In 1926, she separated from Fritz Picard. Struggling with the skin condition shingles, her career in show business ended and Picard turned her attention to journalism. She wrote feuilleton for the Berliner Börsenkurier and worked as a fashion designer and model. In 1933, the year of Hitler's accession to power, she became fashion editor of Zeitschrift für Deutsche Konfektion, and a cultural reporter for the fashion and women's supplements of the Berliner Tageblatt, among other publications. She also worked as Art-correspondent for Kunstforum International and Die Welt.

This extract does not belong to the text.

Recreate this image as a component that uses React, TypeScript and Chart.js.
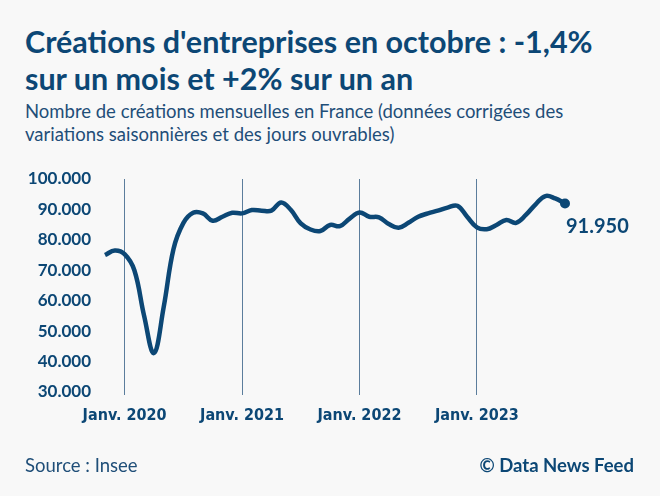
import React, { useEffect, useRef } from "react";
import { Chart, registerables } from "chart.js";

Chart.register(...registerables);

const months: string[] = [
  "Nov. 2019", "Déc. 2019",
  "Janv. 2020", "Févr. 2020", "Mars 2020", "Avr. 2020", "Mai 2020", "Juin 2020", "Juil. 2020", "Août 2020", "Sept. 2020", "Oct. 2020", "Nov. 2020", "Déc. 2020",
  "Janv. 2021", "Févr. 2021", "Mars 2021", "Avr. 2021", "Mai 2021", "Juin 2021", "Juil. 2021", "Août 2021", "Sept. 2021", "Oct. 2021", "Nov. 2021", "Déc. 2021",
  "Janv. 2022", "Févr. 2022", "Mars 2022", "Avr. 2022", "Mai 2022", "Juin 2022", "Juil. 2022", "Août 2022", "Sept. 2022", "Oct. 2022", "Nov. 2022", "Déc. 2022",
  "Janv. 2023", "Févr. 2023", "Mars 2023", "Avr. 2023", "Mai 2023", "Juin 2023", "Juil. 2023", "Août 2023", "Sept. 2023", "Oct. 2023",
];

const creations: number[] = [
  75000, 76500,
  75300, 70000, 55000, 42800, 58000, 77000, 85500, 88900, 88700, 86300, 87600, 88900,
  88700, 89800, 89600, 89600, 92300, 89800, 85400, 83400, 82900, 84900, 84500, 87000,
  89000, 87600, 87400, 85200, 84000, 85600, 87600, 88700, 89600, 90600, 91200, 87600,
  84100, 83500, 84900, 86500, 85600, 88200, 91700, 94400, 93600, 91950,
];

const yTicks: number[] = [30000, 40000, 50000, 60000, 70000, 80000, 90000, 100000];

const NAVY = "#0c4775";
const BG = "#f8f8f8";

const fmt = (v: number) =>
  String(Math.round(v)).replace(/\B(?=(\d{3})+(?!\d))/g, ".");

const lastLabelPlugin = {
  id: "lastLabel",
  afterDatasetsDraw(chart: any) {
    const meta = chart.getDatasetMeta(0);
    const pt = meta.data[meta.data.length - 1];
    if (!pt) return;
    const ctx = chart.ctx;
    ctx.save();
    ctx.font = "bold 20px Lato";
    ctx.fillStyle = NAVY;
    ctx.textAlign = "left";
    ctx.textBaseline = "middle";
    ctx.fillText(fmt(creations[creations.length - 1]), pt.x + 1, pt.y + 23);
    ctx.restore();
  },
};

export default function App() {
  const ref = useRef<HTMLCanvasElement | null>(null);

  useEffect(() => {
    document.body.style.margin = "0";
    document.body.style.background = BG;
    const isJan = (i: number) => (months[i] || "").startsWith("Janv");
    const chart = new Chart(ref.current as HTMLCanvasElement, {
      type: "line",
      data: {
        labels: months,
        datasets: [
          {
            data: creations,
            borderColor: NAVY,
            backgroundColor: NAVY,
            borderWidth: 4.5,
            tension: 0.4,
            pointRadius: (c: any) => (c.dataIndex === creations.length - 1 ? 5 : 0),
            pointHoverRadius: 0,
            pointBorderWidth: 0,
            fill: false,
            clip: false as any,
          },
        ],
      },
      options: {
        animation: false,
        responsive: false,
        maintainAspectRatio: false,
        layout: { padding: { left: 0, right: 95, top: 179, bottom: 64 } },
        plugins: {
          legend: { display: false },
          tooltip: { enabled: false },
          title: { display: false },
        },
        scales: {
          x: {
            type: "category",
            offset: false,
            border: { display: false },
            grid: {
              display: true,
              drawOnChartArea: true,
              drawTicks: true,
              tickLength: 3,
              lineWidth: 1,
              color: (c: any) => (isJan(c.index) ? "#5b7d9c" : "rgba(0,0,0,0)"),
              tickColor: (c: any) => (isJan(c.index) ? "#5b7d9c" : "rgba(0,0,0,0)"),
            } as any,
            ticks: {
              autoSkip: false,
              maxRotation: 0,
              minRotation: 0,
              padding: 11,
              color: NAVY,
              font: { family: "'Liberation Sans Narrow', 'DejaVu Sans Condensed', sans-serif", weight: "bold", size: 16 },
              callback: (_v: any, i: number) => (isJan(i) ? months[i] : ""),
            },
            afterFit: (s: any) => {
              s.height = 40;
            },
          },
          y: {
            min: 30000,
            max: 100000,
            border: { display: false },
            grid: { display: false, drawTicks: false },
            afterBuildTicks: (s: any) => {
              s.ticks = yTicks.map((v) => ({ value: v }));
            },
            ticks: {
              padding: 14,
              color: NAVY,
              font: { family: "Lato", weight: "bold", size: 17 },
              callback: (v: any) => fmt(Number(v)),
            },
            afterFit: (s: any) => {
              s.width = 105;
            },
          },
        },
      },
      plugins: [lastLabelPlugin],
    } as any);
    return () => chart.destroy();
  }, []);

  return (
    <div
      style={{
        position: "absolute",
        left: 0,
        top: 0,
        width: 660,
        height: 496,
        background: BG,
        color: NAVY,
        fontFamily: "Lato, sans-serif",
        overflow: "hidden",
      }}
    >
      <div
        style={{
          position: "absolute",
          left: 25,
          top: 23,
          width: 635,
          fontSize: 30.5,
          lineHeight: "37px",
          fontWeight: 700,
          whiteSpace: "nowrap",
        }}
      >
        Créations d'entreprises en octobre : -1,4%
        <br />
        sur un mois et +2% sur un an
      </div>
      <div
        style={{
          position: "absolute",
          left: 25,
          top: 100,
          width: 635,
          fontSize: 18.5,
          lineHeight: "23px",
          fontWeight: 400,
          color: "#1f4e78",
          whiteSpace: "nowrap",
        }}
      >
        Nombre de créations mensuelles en France (données corrigées des
        <br />
        variations saisonnières et des jours ouvrables)
      </div>
      <canvas
        ref={ref}
        width={660}
        height={496}
        style={{ position: "absolute", left: 0, top: 0, width: 660, height: 496 }}
      />
      <div
        style={{
          position: "absolute",
          left: 25,
          top: 454,
          fontSize: 18.5,
          lineHeight: "22px",
          color: "#1f4e78",
        }}
      >
        Source : Insee
      </div>
      <div
        style={{
          position: "absolute",
          right: 26,
          top: 454,
          fontSize: 18.5,
          lineHeight: "22px",
          fontWeight: 700,
        }}
      >
        © Data News Feed
      </div>
    </div>
  );
}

In 1935, Picard married banker Hans Felix Jüdell. Due to the persecution of Jews and Hans' career pursuits, he changed his name to Henry Odell or O'Dell.

=== New York ===
In November 1936, Picard and her husband immigrated to New York City following the revocation of Picard's press credentials due to her Jewish heritage and growing antisemitic policies. In New York, Picard began to paint and exhibit works, and also worked as a journalist for over three decades, writing for Arts Magazine, East Village Other, and Interview.

In the 1960s, Picard produced painting, collage and assemblages, and was known as a frequenter of Andy Warhol's Factory. Her 1967 performance, "Construction-Destruction-Construction," at the Judson Church Gallery, was filmed by Andy Warhol. She also participated in feminist performance art with Carolee Schneemann and Yoko Ono. In 1976 she appeared in Rosa von Praunheim's New York film Underground and Emigrants.

In New York, Lil Picard dated Alfred Jensen and Ad Reinhardt.

==Exhibitions==
- Solo Show. David Anderson Gallery. 1960. (first solo show)
- Protest-Action. With Wolf Vostell at the Italian Pavilion at the 34th Venice Biennale, 1968.
- Goethe House. 1976.
- Ronald Feldman Gallery. 1976.
- Holly Solomon Gallery. 1976.
- Neuer Berliner Kunstverein, Berlin. 1978.
- "Lil Picard and Counterculture New York." Grey Art Gallery, NYU. 2010 (premiere). University of Iowa Museum of Art. Spring, 2011.